Betty Jean and The Search for Her Birth Family
Betty Jean is my Dad’s first cousin. I have never met Betty that I remember. So we are not close – I had to explain to her who I was when I first called, “Earle, your cousin Earle’s youngest daughter.”
I had been told she might be in possession of some family papers or information. She sent my dad information a few years ago that she has compiled on all of my cousins and a bit on our family back a generation or two. She also has information on our McElmoyle’s (one tiny piece of paper on this line would be an avalanche compared to what I have already found). As soon as I told her why I was calling she said, “You know I am adopted” and I answered yes I did.
What did telling me she was adopted have to do with what her parents had left her – the family papers?
We continued talking about the papers and other information, “Have I told you about how we are related to Francis Scott Key?”, about our shared family over a few phone calls from January to March. At some point the conversation turned back to her adoption and she talked to me about her search for her birth family. How, when she and her late husband had gone to Asheville, NC to look into getting a copy of her files she was told, that she wouldn’t be able get her files because there was nothing in her file. Nothing – in – her – file.
And so started and ended her search for her birth family.

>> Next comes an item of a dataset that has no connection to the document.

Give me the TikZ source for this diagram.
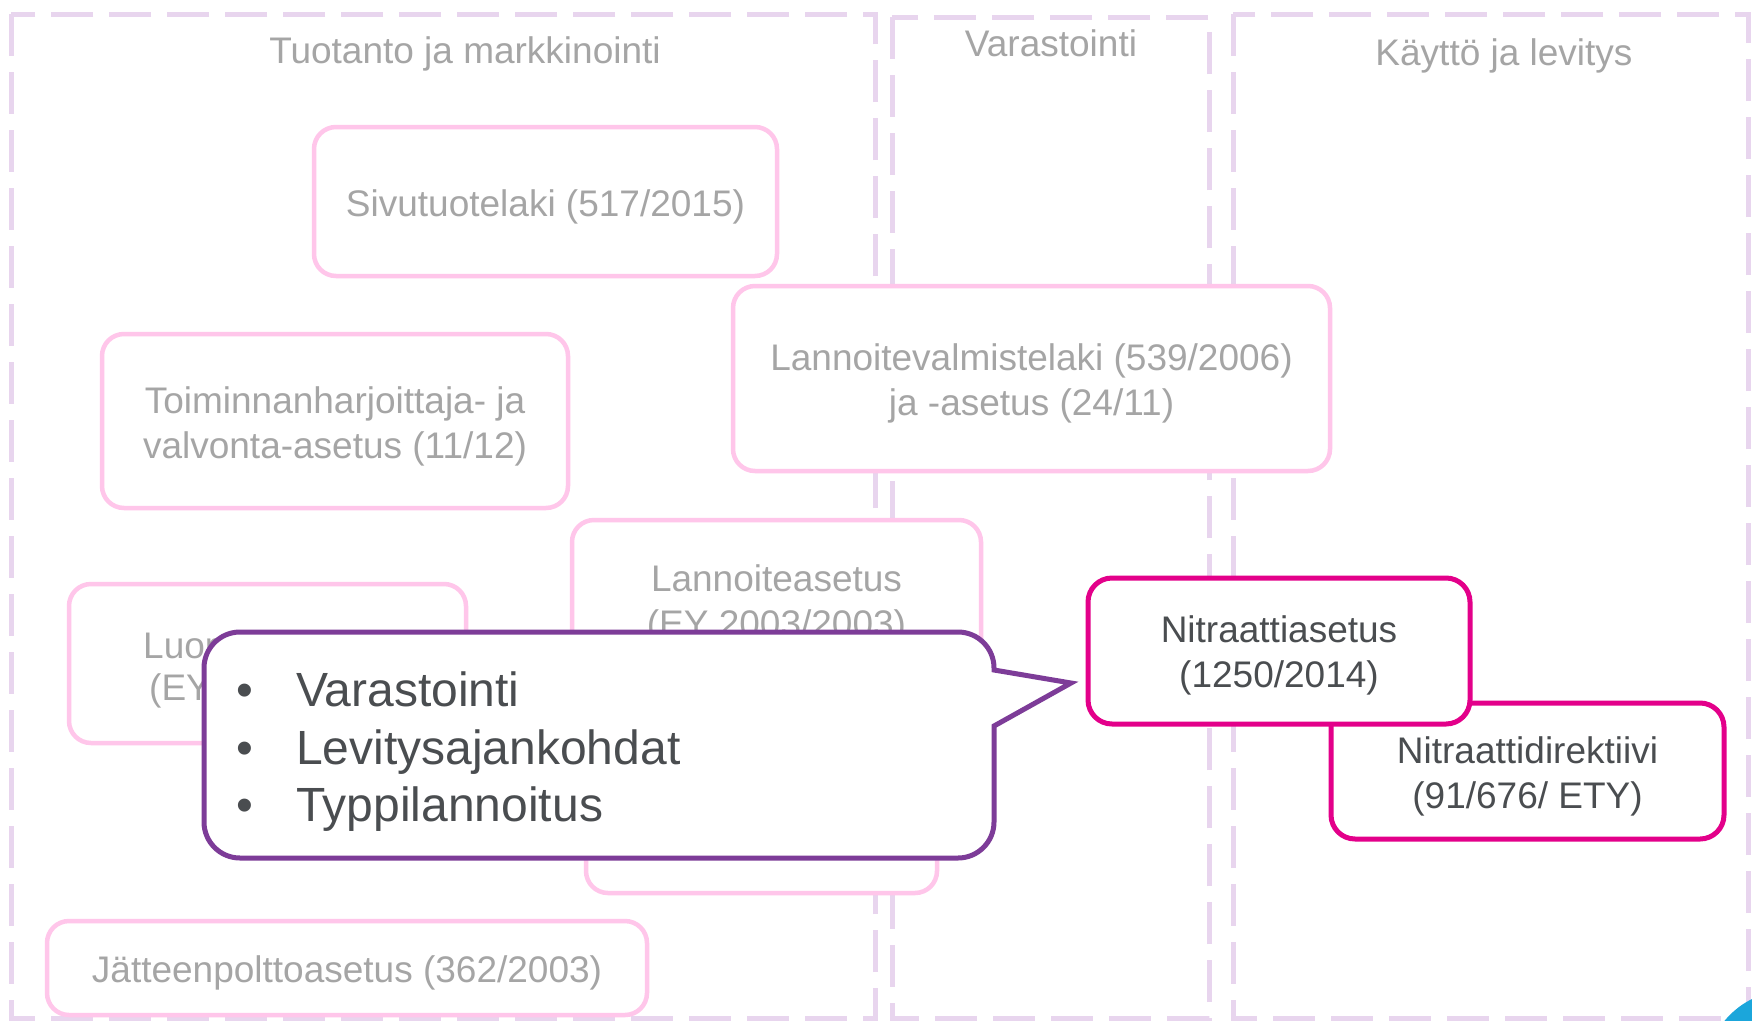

Betty Jean was probably born in Asheville, NC on or about November 5, 1927. She was probably abandoned by one or both of her parents somewhere in the city and ended up as a ward of the state of NC in the care of a Catholic Hospital in Asheville, NC.
The information about the Catholic hospital comes from Betty Jean’s adoptive mother. Betty Jean clearly remembers a conversation where her adoptive mother told her that she and her adoptive father picked her up from a Catholic hospital, in Asheville, and that the sister who handed Betty to them told her that Betty’s birth mother had black hair.
The Hospital?
St. Joseph’s Hospital was the only Catholic Hospital in Asheville, NC in 1927. Run by the Sisters of Mercy. “St. Joseph’s Sanitarium stands out because it was a religiously affiliated facility, operated by a small group of Catholic sisters, in an area where Catholicism was not the predominant religion. St. Joseph’s Sanitarium continued to operate and grow, despite community opposition, until the late 1930s.” Treatment with a Habit: Asheville, Truberculosis and The Sisters of Mercy. The Universtiy of North Carolina at Asheville, A Senior Theses submitted to the department of History in Candidacy For The Degree of Bachelor Arts, by Carol Fronkowiak Jordan, Asheville, North Carolina, November 2004.
St.Josephs was one of many Sanitarium’s for Tuberculosis which sprung up in the fresh clean air of the North Carolina mountains in the last part of the 19th and early 20th centuries. My question was why on earth, how on earth would a TB hospital take in a healthy baby? The Sisters of Mercy still operate facilities in NC, so I called and asked them about it. The answer from Sister Maria was, “I have no doubt” that the sisters would have taken a baby in and to their own homes to care for it until suitable parents could be found. Sister Maria has been a part of the Sisters of Mercy for a very long time – she herself is 87.
Suitable Parents
She was officially placed by the court with a family on January 20, 1928 for a period (“indentured to”) prior to the couple being approved for adoption. Betty X’s hopeful new mother, Ethel, wrote to her folks about her new bottle baby who had black hair and blue eyes, telling them that they had picked-her-up on Tuesday. Betty X’s Adoption was finalized on September 5, 1928. After the Buncombe County Juvenile Court Clerk, Ruth Arp, brought her forward to the court. Judge Carl B. Hyatt stated that the child, Betty X, #6437ret, appeared to be 1 year of age.
That is it – all Betty Jean has ever known about her birth and adoption.
In March of this year, without hesitation, I did what I always do, I jumped in with both feet. I told her that was one of the things I, we, my business, Grandma’s Genes, does. I, we, Grandma’s Genes help birth families find each other using DNA and Genealogy. She agreed to let me help her.
A DNA test or five and 8 months later I am ready to tell her how we did what we did and how we figured out who her birth family is. I know, the TV shows make it look like these things happen over night, but for this 90 year old (this week) Adoptee the answers are long overdue.